:: What is needed ::
Take the lines from the one with "Write the matplotlib code for this chart." through the one with "from matplotlib.patches import FancyBboxPatch", both ends kept, and reproduce them exactly without the pictures.

:: Provided data ::
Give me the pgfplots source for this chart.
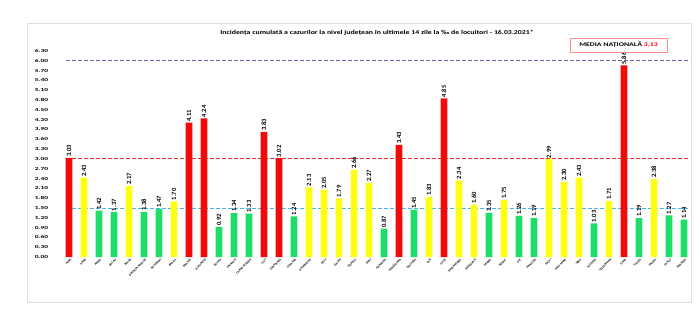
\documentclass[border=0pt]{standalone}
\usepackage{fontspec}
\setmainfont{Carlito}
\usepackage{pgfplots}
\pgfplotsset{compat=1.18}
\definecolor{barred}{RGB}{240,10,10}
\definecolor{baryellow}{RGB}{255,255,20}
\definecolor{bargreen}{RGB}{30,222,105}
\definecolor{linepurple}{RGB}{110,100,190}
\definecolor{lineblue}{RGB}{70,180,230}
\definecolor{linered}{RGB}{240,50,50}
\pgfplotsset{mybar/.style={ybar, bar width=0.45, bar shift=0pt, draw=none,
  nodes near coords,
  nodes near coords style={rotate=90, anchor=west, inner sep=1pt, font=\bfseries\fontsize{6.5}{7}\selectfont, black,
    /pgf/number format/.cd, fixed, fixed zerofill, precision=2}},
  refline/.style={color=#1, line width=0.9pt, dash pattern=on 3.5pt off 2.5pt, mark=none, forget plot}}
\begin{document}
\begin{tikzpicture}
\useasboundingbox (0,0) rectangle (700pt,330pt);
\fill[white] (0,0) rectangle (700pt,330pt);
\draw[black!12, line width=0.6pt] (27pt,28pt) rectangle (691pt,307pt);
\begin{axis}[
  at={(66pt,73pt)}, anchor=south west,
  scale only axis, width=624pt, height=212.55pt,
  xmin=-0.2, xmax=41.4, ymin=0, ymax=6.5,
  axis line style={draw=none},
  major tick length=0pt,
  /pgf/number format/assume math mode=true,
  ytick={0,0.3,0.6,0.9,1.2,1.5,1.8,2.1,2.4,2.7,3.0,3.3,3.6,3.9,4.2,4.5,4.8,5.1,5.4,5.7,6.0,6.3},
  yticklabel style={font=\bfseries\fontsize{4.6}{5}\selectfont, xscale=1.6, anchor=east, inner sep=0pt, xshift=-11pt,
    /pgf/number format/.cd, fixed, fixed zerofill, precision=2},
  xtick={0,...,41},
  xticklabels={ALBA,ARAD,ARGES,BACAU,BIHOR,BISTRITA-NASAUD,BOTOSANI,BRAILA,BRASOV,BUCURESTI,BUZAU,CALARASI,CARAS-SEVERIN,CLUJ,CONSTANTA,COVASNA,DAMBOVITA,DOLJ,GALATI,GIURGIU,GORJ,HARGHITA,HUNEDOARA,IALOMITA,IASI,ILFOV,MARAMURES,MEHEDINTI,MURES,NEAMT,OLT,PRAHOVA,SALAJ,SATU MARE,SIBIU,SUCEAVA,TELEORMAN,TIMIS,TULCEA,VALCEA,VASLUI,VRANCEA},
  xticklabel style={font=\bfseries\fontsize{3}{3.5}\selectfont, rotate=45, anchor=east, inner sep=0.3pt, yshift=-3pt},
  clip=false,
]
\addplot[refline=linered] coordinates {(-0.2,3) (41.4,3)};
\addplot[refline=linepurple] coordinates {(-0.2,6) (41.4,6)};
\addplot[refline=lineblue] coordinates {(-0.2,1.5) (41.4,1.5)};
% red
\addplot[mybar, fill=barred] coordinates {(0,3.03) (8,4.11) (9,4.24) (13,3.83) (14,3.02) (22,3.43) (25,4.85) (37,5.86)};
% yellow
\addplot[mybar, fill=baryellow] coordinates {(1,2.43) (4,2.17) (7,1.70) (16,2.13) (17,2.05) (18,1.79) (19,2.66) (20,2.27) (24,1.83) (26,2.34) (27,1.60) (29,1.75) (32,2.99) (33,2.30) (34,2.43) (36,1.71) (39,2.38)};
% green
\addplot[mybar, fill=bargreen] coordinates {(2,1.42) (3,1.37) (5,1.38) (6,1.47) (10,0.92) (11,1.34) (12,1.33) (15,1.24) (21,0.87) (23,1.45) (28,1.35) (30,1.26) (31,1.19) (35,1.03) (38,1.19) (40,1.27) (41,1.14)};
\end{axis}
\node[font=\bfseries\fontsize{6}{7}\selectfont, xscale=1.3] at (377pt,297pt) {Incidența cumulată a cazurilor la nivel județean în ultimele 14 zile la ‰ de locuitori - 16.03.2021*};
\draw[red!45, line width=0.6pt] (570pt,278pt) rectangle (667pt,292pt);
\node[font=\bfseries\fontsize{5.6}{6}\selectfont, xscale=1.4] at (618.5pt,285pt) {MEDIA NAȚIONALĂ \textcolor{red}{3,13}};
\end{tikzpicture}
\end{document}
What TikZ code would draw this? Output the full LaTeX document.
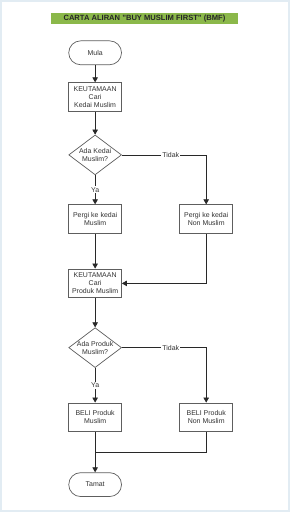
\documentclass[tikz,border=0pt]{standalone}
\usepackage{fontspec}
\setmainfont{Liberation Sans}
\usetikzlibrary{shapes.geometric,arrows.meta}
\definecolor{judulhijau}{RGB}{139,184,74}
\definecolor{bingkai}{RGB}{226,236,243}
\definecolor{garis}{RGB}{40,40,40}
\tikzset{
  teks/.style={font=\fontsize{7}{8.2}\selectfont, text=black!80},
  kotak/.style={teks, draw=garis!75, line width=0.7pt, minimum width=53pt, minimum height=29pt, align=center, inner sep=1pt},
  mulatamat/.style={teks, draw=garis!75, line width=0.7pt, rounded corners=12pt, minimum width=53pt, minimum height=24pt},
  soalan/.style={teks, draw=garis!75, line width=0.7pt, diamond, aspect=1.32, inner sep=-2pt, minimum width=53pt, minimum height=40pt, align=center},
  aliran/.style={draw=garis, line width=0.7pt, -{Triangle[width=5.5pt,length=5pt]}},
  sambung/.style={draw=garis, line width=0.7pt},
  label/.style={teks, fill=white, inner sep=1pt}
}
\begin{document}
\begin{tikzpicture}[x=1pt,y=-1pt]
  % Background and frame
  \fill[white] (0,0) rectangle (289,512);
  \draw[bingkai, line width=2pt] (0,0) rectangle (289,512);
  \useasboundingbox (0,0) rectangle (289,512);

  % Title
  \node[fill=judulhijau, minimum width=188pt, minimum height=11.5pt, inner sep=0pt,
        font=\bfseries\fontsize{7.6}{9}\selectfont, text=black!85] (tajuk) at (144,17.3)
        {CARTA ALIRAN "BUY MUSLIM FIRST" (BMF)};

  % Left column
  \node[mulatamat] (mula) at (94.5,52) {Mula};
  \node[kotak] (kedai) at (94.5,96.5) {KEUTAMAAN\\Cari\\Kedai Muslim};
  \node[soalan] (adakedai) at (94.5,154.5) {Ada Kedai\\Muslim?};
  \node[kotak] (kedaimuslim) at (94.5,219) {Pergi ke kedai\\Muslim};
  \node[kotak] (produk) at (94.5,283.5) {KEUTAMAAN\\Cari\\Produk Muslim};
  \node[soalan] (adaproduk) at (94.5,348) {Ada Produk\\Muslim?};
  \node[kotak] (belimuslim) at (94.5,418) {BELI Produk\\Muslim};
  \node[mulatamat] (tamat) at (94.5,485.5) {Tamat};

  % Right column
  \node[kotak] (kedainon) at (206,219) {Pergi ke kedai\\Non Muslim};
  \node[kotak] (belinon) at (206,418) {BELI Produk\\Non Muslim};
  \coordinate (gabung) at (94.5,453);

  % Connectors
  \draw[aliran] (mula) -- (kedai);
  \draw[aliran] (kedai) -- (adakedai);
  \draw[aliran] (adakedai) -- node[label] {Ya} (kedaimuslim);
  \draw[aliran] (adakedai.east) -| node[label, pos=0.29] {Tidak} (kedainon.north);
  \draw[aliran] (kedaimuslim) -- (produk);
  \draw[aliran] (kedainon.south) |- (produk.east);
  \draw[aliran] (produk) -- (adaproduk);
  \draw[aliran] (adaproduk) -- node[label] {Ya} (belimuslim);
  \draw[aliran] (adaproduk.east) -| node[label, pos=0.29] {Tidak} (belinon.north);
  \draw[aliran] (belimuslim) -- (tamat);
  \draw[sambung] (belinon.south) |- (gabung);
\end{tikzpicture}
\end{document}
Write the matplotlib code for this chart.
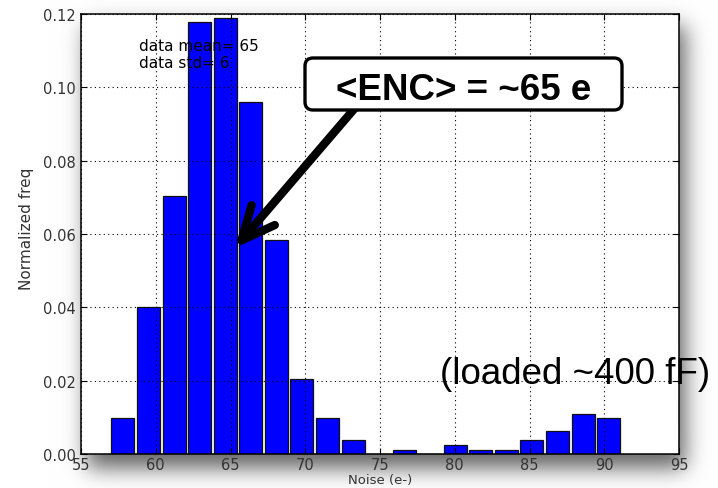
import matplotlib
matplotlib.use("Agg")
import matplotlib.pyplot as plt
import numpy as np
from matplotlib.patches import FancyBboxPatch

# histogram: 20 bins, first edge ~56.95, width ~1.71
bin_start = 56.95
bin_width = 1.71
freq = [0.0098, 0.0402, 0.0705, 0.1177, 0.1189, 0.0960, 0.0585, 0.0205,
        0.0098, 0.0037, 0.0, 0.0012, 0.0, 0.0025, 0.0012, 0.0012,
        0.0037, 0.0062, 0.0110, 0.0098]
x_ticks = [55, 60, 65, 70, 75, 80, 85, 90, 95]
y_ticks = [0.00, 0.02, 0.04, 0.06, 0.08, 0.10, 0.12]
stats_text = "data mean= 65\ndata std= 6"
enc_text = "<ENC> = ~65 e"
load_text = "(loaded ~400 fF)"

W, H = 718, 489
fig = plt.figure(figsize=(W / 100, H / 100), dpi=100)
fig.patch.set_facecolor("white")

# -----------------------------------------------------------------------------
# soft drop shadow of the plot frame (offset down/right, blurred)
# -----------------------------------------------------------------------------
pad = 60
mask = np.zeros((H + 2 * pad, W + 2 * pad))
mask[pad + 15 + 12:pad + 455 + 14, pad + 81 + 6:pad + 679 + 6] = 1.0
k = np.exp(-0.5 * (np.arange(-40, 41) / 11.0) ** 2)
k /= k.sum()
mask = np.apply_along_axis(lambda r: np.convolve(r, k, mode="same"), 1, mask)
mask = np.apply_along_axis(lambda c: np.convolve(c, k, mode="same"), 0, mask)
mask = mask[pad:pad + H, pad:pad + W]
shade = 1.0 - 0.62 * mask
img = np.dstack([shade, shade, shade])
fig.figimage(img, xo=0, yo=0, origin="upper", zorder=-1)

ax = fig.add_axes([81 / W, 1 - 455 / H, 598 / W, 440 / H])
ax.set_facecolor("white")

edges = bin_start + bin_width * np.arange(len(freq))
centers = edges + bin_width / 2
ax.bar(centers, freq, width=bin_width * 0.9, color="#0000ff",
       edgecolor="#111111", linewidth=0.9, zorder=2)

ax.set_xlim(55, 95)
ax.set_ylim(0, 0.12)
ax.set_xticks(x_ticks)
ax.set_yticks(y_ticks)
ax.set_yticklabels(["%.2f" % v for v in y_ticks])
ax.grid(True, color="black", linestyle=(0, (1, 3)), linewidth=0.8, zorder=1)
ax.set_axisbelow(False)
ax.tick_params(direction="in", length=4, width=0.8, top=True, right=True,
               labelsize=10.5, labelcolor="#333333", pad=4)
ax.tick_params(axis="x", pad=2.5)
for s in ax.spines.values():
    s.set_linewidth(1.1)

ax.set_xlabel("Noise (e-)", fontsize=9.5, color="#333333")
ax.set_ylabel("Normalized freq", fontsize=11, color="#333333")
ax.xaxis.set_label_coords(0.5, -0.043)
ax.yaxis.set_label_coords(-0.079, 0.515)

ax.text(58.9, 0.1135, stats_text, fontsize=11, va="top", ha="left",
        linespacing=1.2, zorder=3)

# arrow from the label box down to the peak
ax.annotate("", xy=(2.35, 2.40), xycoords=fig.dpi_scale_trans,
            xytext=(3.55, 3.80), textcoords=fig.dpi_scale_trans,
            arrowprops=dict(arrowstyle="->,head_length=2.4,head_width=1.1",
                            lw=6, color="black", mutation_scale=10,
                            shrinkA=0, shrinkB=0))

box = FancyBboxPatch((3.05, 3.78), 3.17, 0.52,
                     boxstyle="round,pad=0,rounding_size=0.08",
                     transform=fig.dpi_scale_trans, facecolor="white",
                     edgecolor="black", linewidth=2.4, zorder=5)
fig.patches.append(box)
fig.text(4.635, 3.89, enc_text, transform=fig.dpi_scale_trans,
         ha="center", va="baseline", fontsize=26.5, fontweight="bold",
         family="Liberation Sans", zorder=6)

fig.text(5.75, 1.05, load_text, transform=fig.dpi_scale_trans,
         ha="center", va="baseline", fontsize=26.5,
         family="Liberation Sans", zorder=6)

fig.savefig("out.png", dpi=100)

:: Result ::
Write the matplotlib code for this chart.
import matplotlib
matplotlib.use("Agg")
import matplotlib.pyplot as plt
import numpy as np
from matplotlib.patches import FancyBboxPatch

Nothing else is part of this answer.